Après un Gamera vs Viras décevant, et un Gamera vs Guiron de bien meilleur niveau mais encore hésitant quand au rôle de notre Kaijû en forme de tortue, Gamera vs Jiger délaisse les Uchu Kaijû (monstres de l'espace) et autres extraterrestres humanoïdes et infantilisant, pour revenir aux sources du Kaijû Eiga et nous offrir l'un des épisodes les plus complets de la première série (1965-1980) des aventures de Gamera.
Ce retour aux sources, on le ressent très rapidement en dépit d'une nouvelle version du thème très "Récré A2" de Gamera en accompagnement du générique, entièrement constitué d'images des épisodes précédents. Notre héros cette fois, n'est plus un petit enfant mais quasiment un adolescent; bien entendu il partage la vedette avec un jeune américain, symbolique récurrente qui pourrait presque faire office d'introduction aux buddy movies des années 80.
Ensuite, Gamera vs Jiger s'enrichit de thèmes plus ou moins explicites, parfaitement absents des quatrièmes et cinquièmes aventures de la série: réflexion classique des japonais sur leur propre industrialisation, le paradoxe de leur évolution scientifique cohabitant avec de lourdes traditions, ou encore l'exclusion de l'étranger avec cette première réaction du Dr. Williams face à une créature inconnue… Nisan Takahashi profite du thème de l'Exposition Universelle d'Osaka pour livrer un scénario qui lui sert d'illustration à la fois pertinente et divertissante. Un tel choix est rarement contemporain, et renforce l'impact de ce sixième opus parfaitement maîtrisé - Gamera vs Jiger en deviendrait presque un film initiatique.
Enfin, troisième point révélateur, la rapidité avec laquelle le premier combat intervient dans l'histoire et, après une première défaite de Gamera, débouche sur des scènes de destruction massives si chères non pas à Lilo & Stitch, mais au Kaijû Eiga dans sa définition même. C'est d'ailleurs en revenant au rampage qu'on se rend vraiment compte des faiblesses des épisodes 4 et 5…

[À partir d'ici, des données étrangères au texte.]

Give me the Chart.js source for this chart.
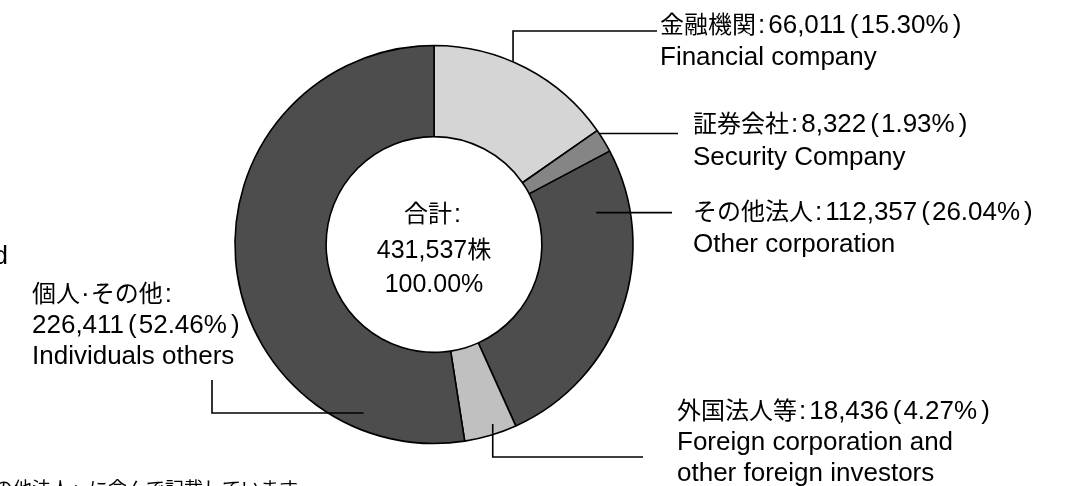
<!DOCTYPE html>
<html><head><meta charset="utf-8">
<script src="https://cdn.jsdelivr.net/npm/chart.js@4.4.1/dist/chart.umd.min.js"></script>
<style>html,body{margin:0;padding:0;background:#fff;overflow:hidden}#wrap{width:1066px;height:486px;position:relative}</style>
</head><body><div id="wrap"><canvas id="c" width="1066" height="486"></canvas></div>
<script>
// ---- data ----
const categoriesJa = ['金融機関', '証券会社', 'その他法人', '外国法人等', '個人·その他'];
const categoriesEn = [['Financial company'], ['Security Company'], ['Other corporation'], ['Foreign corporation and', 'other foreign investors'], ['Individuals others']];
const shares = [66011, 8322, 112357, 18436, 226411];
const percents = ['15.30%', '1.93%', '26.04%', '4.27%', '52.46%'];
const totalPercent = '100.00%';
const totalCaption = '合計:';
const shareUnit = '株';
const sliceColors = ['#d5d5d5', '#858585', '#4d4d4d', '#c0c0c0', '#4d4d4d'];
const edgeTexts = ['d', 'の他法人」に含んで記載しています'];

// ---- text helpers ----
const LATIN = '"Liberation Sans", Arial, sans-serif';
const CJK = '"Noto Sans CJK JP", "Noto Sans CJK SC", sans-serif';
function isCJK(ch) { return /[\u3000-\u30ff\u3400-\u9fff\uff00-\uffef]/.test(ch); }
const SPACING = {'(': [4, 2], ')': [4, 0], ':': [2, 3], '·': [1, 1]};
function splitRuns(str) {
  const out = [];
  for (const ch of str) {
    const c = isCJK(ch);
    if (SPACING[ch]) { out.push({t: ch, cjk: false, pre: SPACING[ch][0], post: SPACING[ch][1], single: true}); continue; }
    const last = out[out.length - 1];
    if (last && !last.single && last.cjk === c) last.t += ch;
    else out.push({t: ch, cjk: c, pre: 0, post: 0});
  }
  return out;
}
function drawMixed(ctx, str, x, yc, align, lat, cjk) {
  const rs = splitRuns(str);
  let w = 0;
  for (const r of rs) {
    ctx.font = (r.cjk ? cjk + 'px ' + CJK : lat + 'px ' + LATIN);
    r.w = ctx.measureText(r.t).width;
    w += r.pre + r.w + r.post;
  }
  let cx = align === 'center' ? x - w / 2 : align === 'right' ? x - w : x;
  const base = yc + lat * 0.358;
  ctx.textAlign = 'left';
  ctx.textBaseline = 'alphabetic';
  ctx.fillStyle = '#000';
  for (const r of rs) {
    ctx.font = (r.cjk ? cjk + 'px ' + CJK : lat + 'px ' + LATIN);
    cx += r.pre;
    ctx.fillText(r.t, cx, base);
    cx += r.w + r.post;
  }
}
const fmt = n => n.toLocaleString('en-US');

// ---- layout (positions only) ----
const LAT = 26, CJKS = 24;
const labelLayout = [
  {x: 660, ys: [24, 56], align: 'left', frac: 0.425, rf: 1.0, path: a => [[a.x, 31], [657, 31]]},
  {x: 693, ys: [123, 156], align: 'left', frac: 0.15, rf: 1.0, path: a => [[678, a.y]]},
  {x: 693, ys: [211, 243], align: 'left', frac: 0.18, rf: 0.63, path: a => [[672, a.y]]},
  {x: 677, ys: [410, 441, 472], align: 'left', frac: 0.40, rf: 0.89, path: a => [[a.x, 457], [643, 457]]},
  {x: 32, ys: [293, 324, 355], align: 'left', frac: 0.167, rf: 0.82, path: a => [[212, a.y], [212, 380]], split: true}
];

const annotPlugin = {
  id: 'annot',
  afterDatasetsDraw(chart) {
    const ctx = chart.ctx;
    const meta = chart.getDatasetMeta(0);
    ctx.save();
    ctx.strokeStyle = '#000';
    ctx.lineWidth = 1.6;
    ctx.lineJoin = 'miter';
    meta.data.forEach((arc, i) => {
      const p = arc.getProps(['x', 'y', 'startAngle', 'endAngle', 'innerRadius', 'outerRadius'], true);
      const L = labelLayout[i];
      const ang = p.startAngle + (p.endAngle - p.startAngle) * L.frac;
      const r = p.innerRadius + (p.outerRadius - p.innerRadius) * L.rf;
      const a = {x: p.x + r * Math.cos(ang), y: p.y + r * Math.sin(ang)};
      ctx.beginPath();
      ctx.moveTo(a.x, a.y);
      L.path(a).forEach(pt => ctx.lineTo(pt[0], pt[1]));
      ctx.stroke();
      const valTxt = fmt(shares[i]) + '(' + percents[i] + ')';
      const lines = L.split
        ? [categoriesJa[i] + ':', valTxt].concat(categoriesEn[i])
        : [categoriesJa[i] + ':' + valTxt].concat(categoriesEn[i]);
      lines.forEach((ln, k) => drawMixed(ctx, ln, L.x, L.ys[k], L.align, LAT, CJKS));
    });
    const total = shares.reduce((s, v) => s + v, 0);
    const c0 = meta.data[0];
    const cx = c0.x, cy = c0.y;
    drawMixed(ctx, totalCaption, cx, cy - 31, 'center', 25, 24);
    drawMixed(ctx, fmt(total) + shareUnit, cx, cy + 4.5, 'center', 25, 24);
    drawMixed(ctx, totalPercent, cx, cy + 38.5, 'center', 25, 24);
    drawMixed(ctx, edgeTexts[0], 8, 255, 'right', LAT, CJKS);
    drawMixed(ctx, edgeTexts[1], -6, 487, 'left', LAT, 19);
    ctx.restore();
  }
};

new Chart(document.getElementById('c'), {
  type: 'doughnut',
  data: {
    labels: categoriesJa,
    datasets: [{
      data: shares,
      backgroundColor: sliceColors,
      borderColor: '#000',
      borderWidth: 1.6,
      borderAlign: 'center'
    }]
  },
  options: {
    responsive: false,
    animation: false,
    radius: 199,
    cutout: 108,
    layout: {padding: {left: 234, right: 432, top: 44, bottom: 41}},
    plugins: {legend: {display: false}, tooltip: {enabled: false}, title: {display: false}},
    events: []
  },
  plugins: [annotPlugin]
});
</script>
</body></html>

Que ce soit dans ses combats ou dans les nombreux détours du scénario avant l'affrontement final, Gamera vs Jiger est un film fantastique varié et surprenant. Les combats sont tour à tour drôles (Gamera qui emmène Jiger dans les airs pour le laisser retomber sur le sol, plusieurs fois de suite) et très sérieux (Gamera luttant contre sa quasi-crucifixion au début du film, tel JCVD dans l'inestimable Cyborg d'Albert Pyun). Les théories scientifiques développées par Takahashi frôlent quant à elles le merveilleux. Tenez par exemple: Gamera se fait piquer par un dard rétractile, dissimulé dans la queue de Jiger. Il s'effondre laissé pour mort, et devient peu à peu transparent. Face à cette anémie évidente et après analyse d'une radio de Gamera montrant une tâche noire dans ses poumons, un scientifique nous livre une étonnante théorie - documentaire à l'appui. Gamera serait comme cet éléphant piqué par je ne sais quel insecte, dont la trompe est obstrué par les larves en développement que le parasite y a enfanté. Sympa, non? Du coup, Hiroshi et Tommy grimpent dans un des fameux submersibles cités en début d'article, et pénètrent dans le corps de Gamera afin d'éliminer… l'enfant de Jiger qui s'y développe effectivement tranquillement!!!

"Gamera, Gamera.
You're wonderful, Gamera.
You're wonderful, Gamera.
Sunday, Monday, Tuesday, Wednesday.
A big monster's in the way.
A deep-freeze monster, come what may.
It leaped, it jumped, go-go-go.
You've jet propulsion, we know.
You're wonderful, Gamera.
You're wonderful, Gamera."


Avec ses affrontements explosifs, les esquives délirantes de Gamera face aux flèches de Jiger, la bataille intra-pulmonaire à coup de fréquences téléphoniques, les coups de pied portés par Gamera à son adversaire au sol et la façon dont il s'acharne sur sa tête, cette astuce de notre tortue qui s'enfonce des poteaux électriques dans les "oreilles" pour ne plus subir les hautes fréquences émises par le rayon ultra-destructeur de Jiger, ses maquettes détruites à tout bout de champ et ses théories humanistes, naïves et touchantes... ce sixième opus des aventures de Gamera se charge magnifiquement de lui rendre le beau rôle, et d'en refaire un Kaijû digne de ce nom: Gamera is wonderful, c'est vrai, et Gamera vs Jiger est un film exceptionnel!